**DATA SECTION**:

================================

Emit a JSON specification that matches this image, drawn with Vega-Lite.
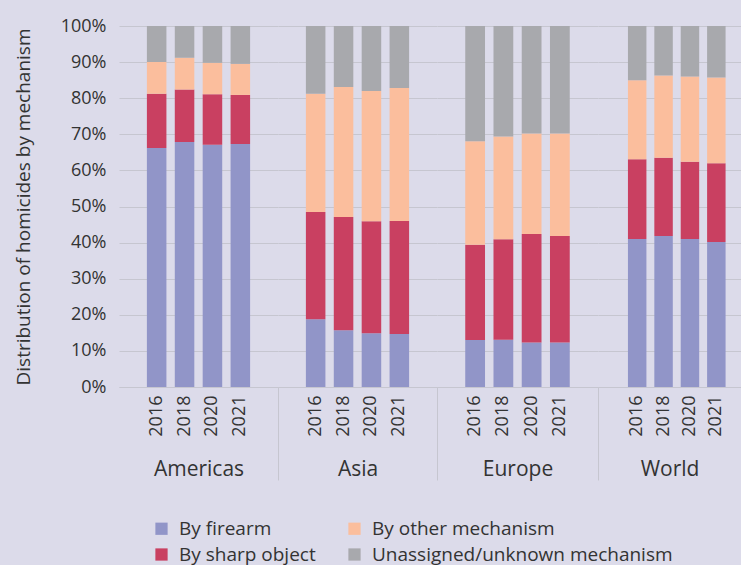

================================

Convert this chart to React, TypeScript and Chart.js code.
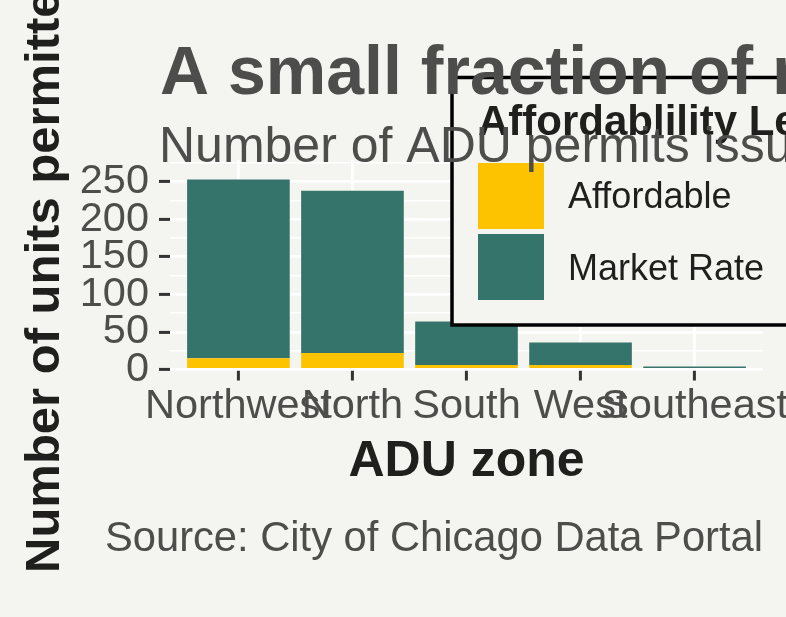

================================

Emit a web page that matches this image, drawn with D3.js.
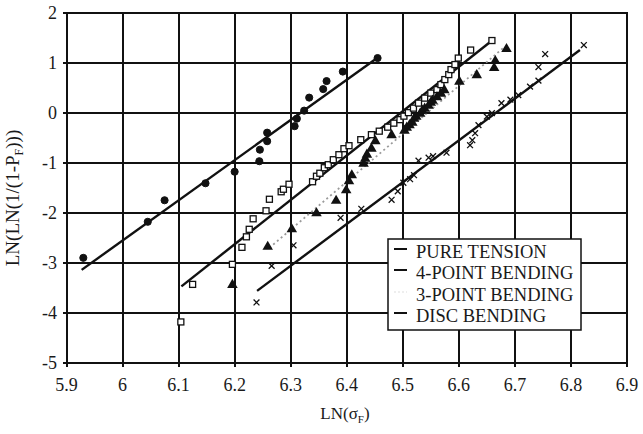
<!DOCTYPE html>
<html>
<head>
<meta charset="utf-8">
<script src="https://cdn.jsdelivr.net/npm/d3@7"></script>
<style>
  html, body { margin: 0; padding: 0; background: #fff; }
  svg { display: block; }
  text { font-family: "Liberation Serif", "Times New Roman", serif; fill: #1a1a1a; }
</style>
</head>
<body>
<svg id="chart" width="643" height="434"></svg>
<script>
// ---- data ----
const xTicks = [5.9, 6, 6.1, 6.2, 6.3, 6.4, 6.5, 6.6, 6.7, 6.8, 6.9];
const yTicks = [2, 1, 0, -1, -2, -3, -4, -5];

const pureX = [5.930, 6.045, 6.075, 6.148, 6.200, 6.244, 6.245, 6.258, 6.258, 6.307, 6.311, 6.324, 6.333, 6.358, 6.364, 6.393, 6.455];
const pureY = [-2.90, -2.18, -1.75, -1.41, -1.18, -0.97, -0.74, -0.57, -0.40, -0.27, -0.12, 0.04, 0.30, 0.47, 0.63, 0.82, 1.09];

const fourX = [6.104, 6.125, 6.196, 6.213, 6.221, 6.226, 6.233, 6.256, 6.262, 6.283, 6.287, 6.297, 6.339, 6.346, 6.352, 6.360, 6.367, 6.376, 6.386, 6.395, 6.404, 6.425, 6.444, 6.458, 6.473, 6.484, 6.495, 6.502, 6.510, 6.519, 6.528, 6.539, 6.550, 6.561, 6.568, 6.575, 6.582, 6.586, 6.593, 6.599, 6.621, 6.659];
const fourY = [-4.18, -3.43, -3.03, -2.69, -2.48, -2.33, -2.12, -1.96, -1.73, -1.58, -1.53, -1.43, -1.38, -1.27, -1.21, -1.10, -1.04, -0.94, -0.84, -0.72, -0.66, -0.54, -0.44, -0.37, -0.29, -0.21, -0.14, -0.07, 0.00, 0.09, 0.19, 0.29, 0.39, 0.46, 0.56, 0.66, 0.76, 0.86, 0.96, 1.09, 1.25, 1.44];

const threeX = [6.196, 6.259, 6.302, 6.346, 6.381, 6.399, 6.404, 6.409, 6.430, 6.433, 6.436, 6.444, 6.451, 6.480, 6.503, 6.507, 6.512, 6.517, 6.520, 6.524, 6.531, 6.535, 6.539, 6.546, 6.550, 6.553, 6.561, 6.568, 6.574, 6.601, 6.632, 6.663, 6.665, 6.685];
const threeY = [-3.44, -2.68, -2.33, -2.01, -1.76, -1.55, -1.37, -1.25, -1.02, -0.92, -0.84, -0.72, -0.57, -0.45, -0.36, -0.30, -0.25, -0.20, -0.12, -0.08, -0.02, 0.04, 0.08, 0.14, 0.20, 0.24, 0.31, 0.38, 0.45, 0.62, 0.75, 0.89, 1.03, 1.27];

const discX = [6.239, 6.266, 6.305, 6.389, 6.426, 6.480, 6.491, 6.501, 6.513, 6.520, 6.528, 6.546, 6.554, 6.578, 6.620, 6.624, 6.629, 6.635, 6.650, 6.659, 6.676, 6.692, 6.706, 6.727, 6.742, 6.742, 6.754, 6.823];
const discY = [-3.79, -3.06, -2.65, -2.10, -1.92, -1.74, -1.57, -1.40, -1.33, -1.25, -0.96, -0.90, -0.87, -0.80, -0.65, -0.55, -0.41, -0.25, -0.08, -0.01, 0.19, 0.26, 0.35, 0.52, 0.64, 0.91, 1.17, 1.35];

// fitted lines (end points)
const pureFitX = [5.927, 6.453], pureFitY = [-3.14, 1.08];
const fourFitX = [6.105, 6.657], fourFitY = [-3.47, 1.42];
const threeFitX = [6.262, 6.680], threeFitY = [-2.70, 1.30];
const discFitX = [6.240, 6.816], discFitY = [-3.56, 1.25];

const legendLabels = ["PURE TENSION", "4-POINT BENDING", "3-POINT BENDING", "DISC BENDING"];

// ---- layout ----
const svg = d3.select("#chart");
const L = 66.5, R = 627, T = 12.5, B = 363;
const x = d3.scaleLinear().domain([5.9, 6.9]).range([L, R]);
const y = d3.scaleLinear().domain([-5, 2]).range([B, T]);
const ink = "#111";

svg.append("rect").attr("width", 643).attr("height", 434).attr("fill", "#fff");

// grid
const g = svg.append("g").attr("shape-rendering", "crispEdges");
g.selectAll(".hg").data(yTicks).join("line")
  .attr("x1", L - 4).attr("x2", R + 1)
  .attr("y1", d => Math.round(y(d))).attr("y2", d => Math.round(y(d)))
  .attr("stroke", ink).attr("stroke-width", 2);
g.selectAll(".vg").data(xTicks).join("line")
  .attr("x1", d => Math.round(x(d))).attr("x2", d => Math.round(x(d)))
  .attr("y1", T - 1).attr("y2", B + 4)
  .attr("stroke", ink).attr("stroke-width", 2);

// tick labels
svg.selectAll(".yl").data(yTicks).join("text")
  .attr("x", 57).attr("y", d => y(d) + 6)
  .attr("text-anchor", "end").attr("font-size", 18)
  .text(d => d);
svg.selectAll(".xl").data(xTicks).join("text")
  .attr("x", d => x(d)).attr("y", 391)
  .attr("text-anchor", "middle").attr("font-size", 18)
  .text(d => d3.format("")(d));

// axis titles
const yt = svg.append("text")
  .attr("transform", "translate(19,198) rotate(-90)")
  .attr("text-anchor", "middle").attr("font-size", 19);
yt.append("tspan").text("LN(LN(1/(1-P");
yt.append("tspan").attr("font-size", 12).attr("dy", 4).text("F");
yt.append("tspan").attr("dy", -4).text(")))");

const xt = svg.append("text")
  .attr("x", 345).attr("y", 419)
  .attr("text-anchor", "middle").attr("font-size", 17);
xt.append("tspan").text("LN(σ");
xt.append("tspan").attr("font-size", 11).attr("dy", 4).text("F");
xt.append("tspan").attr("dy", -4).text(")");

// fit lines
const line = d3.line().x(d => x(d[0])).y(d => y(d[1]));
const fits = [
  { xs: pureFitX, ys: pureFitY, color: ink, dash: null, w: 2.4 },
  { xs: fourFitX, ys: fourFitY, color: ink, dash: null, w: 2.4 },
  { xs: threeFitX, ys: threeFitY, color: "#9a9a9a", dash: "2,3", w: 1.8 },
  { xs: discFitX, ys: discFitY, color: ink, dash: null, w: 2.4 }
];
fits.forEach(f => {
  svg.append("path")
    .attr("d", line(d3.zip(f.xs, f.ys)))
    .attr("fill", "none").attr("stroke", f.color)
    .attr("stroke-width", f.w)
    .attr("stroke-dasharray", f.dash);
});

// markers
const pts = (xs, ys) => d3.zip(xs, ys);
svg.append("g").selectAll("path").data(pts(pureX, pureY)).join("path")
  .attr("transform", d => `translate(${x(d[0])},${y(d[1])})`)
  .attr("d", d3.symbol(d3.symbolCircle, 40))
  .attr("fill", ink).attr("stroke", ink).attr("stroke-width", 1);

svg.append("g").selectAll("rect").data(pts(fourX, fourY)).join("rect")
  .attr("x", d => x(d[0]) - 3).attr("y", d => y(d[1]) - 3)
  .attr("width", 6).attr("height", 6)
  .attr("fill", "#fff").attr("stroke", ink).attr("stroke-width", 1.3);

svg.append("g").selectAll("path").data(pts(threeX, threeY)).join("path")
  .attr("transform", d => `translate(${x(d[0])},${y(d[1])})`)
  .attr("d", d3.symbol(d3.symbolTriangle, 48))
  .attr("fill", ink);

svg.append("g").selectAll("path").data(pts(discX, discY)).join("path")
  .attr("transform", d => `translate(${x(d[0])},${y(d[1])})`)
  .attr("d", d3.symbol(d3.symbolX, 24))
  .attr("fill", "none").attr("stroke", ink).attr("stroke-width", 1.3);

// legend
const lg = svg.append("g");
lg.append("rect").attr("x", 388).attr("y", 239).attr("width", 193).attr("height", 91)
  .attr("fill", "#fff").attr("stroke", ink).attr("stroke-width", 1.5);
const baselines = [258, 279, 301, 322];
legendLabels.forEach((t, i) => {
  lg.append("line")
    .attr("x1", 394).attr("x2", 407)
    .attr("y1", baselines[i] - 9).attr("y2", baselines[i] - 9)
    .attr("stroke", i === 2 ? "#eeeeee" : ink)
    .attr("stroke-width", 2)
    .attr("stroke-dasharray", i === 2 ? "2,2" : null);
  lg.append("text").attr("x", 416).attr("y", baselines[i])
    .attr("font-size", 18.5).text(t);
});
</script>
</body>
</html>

================================

**WHAT YOU NEED TO DO**: Pick out all lines containing the string "drawn".

**FINAL ANSWER**:
Emit a JSON specification that matches this image, drawn with Vega-Lite.
Emit a web page that matches this image, drawn with D3.js.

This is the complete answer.